> [What you will do] Retype nothing but the lines from the start of the material up to and including the line with "y_ticks = [0, 20, 40, 60, 80, 100, 120]". Pictures don't belong in the copy.

> [Dataset section]
┌────────

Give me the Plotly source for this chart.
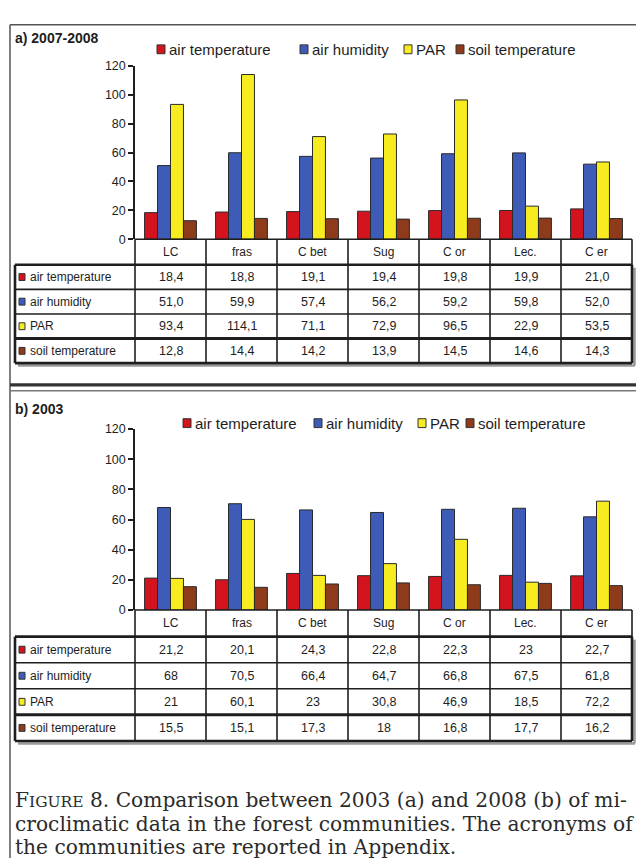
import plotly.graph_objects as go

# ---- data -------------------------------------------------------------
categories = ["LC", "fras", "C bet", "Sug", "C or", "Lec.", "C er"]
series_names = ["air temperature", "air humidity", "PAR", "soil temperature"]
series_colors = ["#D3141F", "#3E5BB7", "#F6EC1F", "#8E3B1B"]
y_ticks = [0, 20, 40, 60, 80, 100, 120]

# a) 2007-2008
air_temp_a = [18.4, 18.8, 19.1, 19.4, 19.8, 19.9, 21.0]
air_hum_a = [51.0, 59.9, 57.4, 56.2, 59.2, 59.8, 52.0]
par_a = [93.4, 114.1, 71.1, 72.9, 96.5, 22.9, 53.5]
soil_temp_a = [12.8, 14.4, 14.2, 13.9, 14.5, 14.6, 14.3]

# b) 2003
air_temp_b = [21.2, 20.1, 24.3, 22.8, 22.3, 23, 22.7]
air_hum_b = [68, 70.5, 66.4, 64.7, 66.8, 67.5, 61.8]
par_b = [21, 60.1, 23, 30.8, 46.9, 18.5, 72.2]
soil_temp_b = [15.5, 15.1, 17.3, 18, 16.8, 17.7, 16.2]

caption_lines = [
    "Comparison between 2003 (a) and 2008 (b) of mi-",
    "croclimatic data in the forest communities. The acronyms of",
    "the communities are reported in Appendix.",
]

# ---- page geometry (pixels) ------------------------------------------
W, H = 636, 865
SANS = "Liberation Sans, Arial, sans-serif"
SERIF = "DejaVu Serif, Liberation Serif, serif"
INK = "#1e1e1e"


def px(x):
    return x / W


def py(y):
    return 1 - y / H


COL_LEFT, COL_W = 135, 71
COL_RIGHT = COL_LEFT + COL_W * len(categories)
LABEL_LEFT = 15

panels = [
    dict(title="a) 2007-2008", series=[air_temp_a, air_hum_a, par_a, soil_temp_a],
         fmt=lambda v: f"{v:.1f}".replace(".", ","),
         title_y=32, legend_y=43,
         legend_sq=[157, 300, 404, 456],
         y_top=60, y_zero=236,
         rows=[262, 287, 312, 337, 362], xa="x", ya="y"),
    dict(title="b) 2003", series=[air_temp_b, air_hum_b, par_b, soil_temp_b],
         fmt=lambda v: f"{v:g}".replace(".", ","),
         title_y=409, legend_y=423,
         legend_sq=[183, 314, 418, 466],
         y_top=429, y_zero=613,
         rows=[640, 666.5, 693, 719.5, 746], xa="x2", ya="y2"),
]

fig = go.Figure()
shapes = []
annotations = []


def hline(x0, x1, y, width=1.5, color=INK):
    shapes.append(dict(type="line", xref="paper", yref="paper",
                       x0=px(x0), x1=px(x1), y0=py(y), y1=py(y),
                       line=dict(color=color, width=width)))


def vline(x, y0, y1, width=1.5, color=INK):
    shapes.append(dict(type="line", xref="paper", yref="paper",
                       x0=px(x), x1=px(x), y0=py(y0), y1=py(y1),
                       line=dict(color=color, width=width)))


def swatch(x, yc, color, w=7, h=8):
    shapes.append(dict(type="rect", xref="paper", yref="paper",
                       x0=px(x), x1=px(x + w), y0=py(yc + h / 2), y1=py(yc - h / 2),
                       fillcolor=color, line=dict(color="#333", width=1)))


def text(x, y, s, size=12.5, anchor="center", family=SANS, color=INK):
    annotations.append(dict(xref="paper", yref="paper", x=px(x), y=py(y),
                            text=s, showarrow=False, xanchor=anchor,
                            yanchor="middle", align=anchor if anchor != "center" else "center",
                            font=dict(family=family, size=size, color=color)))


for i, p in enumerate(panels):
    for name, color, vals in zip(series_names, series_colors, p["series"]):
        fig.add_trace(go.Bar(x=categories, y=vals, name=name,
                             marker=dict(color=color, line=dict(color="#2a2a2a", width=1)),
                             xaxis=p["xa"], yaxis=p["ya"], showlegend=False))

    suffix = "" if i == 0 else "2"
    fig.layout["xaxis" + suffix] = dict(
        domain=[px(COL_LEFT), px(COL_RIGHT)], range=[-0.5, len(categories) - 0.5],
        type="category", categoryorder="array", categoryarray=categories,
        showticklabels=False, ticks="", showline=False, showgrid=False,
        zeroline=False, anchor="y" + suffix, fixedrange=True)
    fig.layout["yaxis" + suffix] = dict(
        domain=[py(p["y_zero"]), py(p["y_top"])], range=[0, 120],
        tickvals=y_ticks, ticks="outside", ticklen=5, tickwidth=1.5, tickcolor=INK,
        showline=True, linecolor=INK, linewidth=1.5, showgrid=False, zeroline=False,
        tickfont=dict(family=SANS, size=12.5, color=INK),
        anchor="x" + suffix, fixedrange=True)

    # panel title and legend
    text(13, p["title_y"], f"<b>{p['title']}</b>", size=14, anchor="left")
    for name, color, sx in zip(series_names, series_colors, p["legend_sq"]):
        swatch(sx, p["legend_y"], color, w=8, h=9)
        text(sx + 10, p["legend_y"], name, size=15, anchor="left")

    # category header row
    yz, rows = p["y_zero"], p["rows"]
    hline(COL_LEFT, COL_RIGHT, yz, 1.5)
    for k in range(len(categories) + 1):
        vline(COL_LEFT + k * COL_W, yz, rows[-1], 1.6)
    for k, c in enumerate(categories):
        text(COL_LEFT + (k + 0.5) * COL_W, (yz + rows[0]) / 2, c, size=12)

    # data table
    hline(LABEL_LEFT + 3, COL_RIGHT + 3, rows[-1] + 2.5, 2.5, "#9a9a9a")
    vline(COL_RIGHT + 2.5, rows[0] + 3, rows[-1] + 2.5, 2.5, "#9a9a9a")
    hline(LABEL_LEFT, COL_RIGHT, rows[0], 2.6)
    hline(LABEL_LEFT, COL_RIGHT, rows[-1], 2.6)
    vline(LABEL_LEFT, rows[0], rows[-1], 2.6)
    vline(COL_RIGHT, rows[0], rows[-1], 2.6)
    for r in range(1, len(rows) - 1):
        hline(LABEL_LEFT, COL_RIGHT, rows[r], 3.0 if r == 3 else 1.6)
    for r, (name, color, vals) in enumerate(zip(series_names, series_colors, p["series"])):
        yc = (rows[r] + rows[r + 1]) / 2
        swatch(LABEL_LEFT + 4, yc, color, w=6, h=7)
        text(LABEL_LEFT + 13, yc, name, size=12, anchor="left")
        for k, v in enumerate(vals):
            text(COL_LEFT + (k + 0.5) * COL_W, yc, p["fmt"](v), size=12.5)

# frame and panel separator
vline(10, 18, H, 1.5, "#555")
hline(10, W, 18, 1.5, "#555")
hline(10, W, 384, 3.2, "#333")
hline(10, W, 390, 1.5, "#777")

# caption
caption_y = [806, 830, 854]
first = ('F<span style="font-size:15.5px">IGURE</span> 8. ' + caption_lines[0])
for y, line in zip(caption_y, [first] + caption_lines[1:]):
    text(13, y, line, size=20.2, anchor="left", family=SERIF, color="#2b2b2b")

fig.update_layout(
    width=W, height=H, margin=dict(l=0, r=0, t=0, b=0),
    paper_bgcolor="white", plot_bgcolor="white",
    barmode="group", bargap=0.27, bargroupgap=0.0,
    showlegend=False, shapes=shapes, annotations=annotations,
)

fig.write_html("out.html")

└────────

> [The answer]
Give me the Plotly source for this chart.
import plotly.graph_objects as go

# ---- data -------------------------------------------------------------
categories = ["LC", "fras", "C bet", "Sug", "C or", "Lec.", "C er"]
series_names = ["air temperature", "air humidity", "PAR", "soil temperature"]
series_colors = ["#D3141F", "#3E5BB7", "#F6EC1F", "#8E3B1B"]
y_ticks = [0, 20, 40, 60, 80, 100, 120]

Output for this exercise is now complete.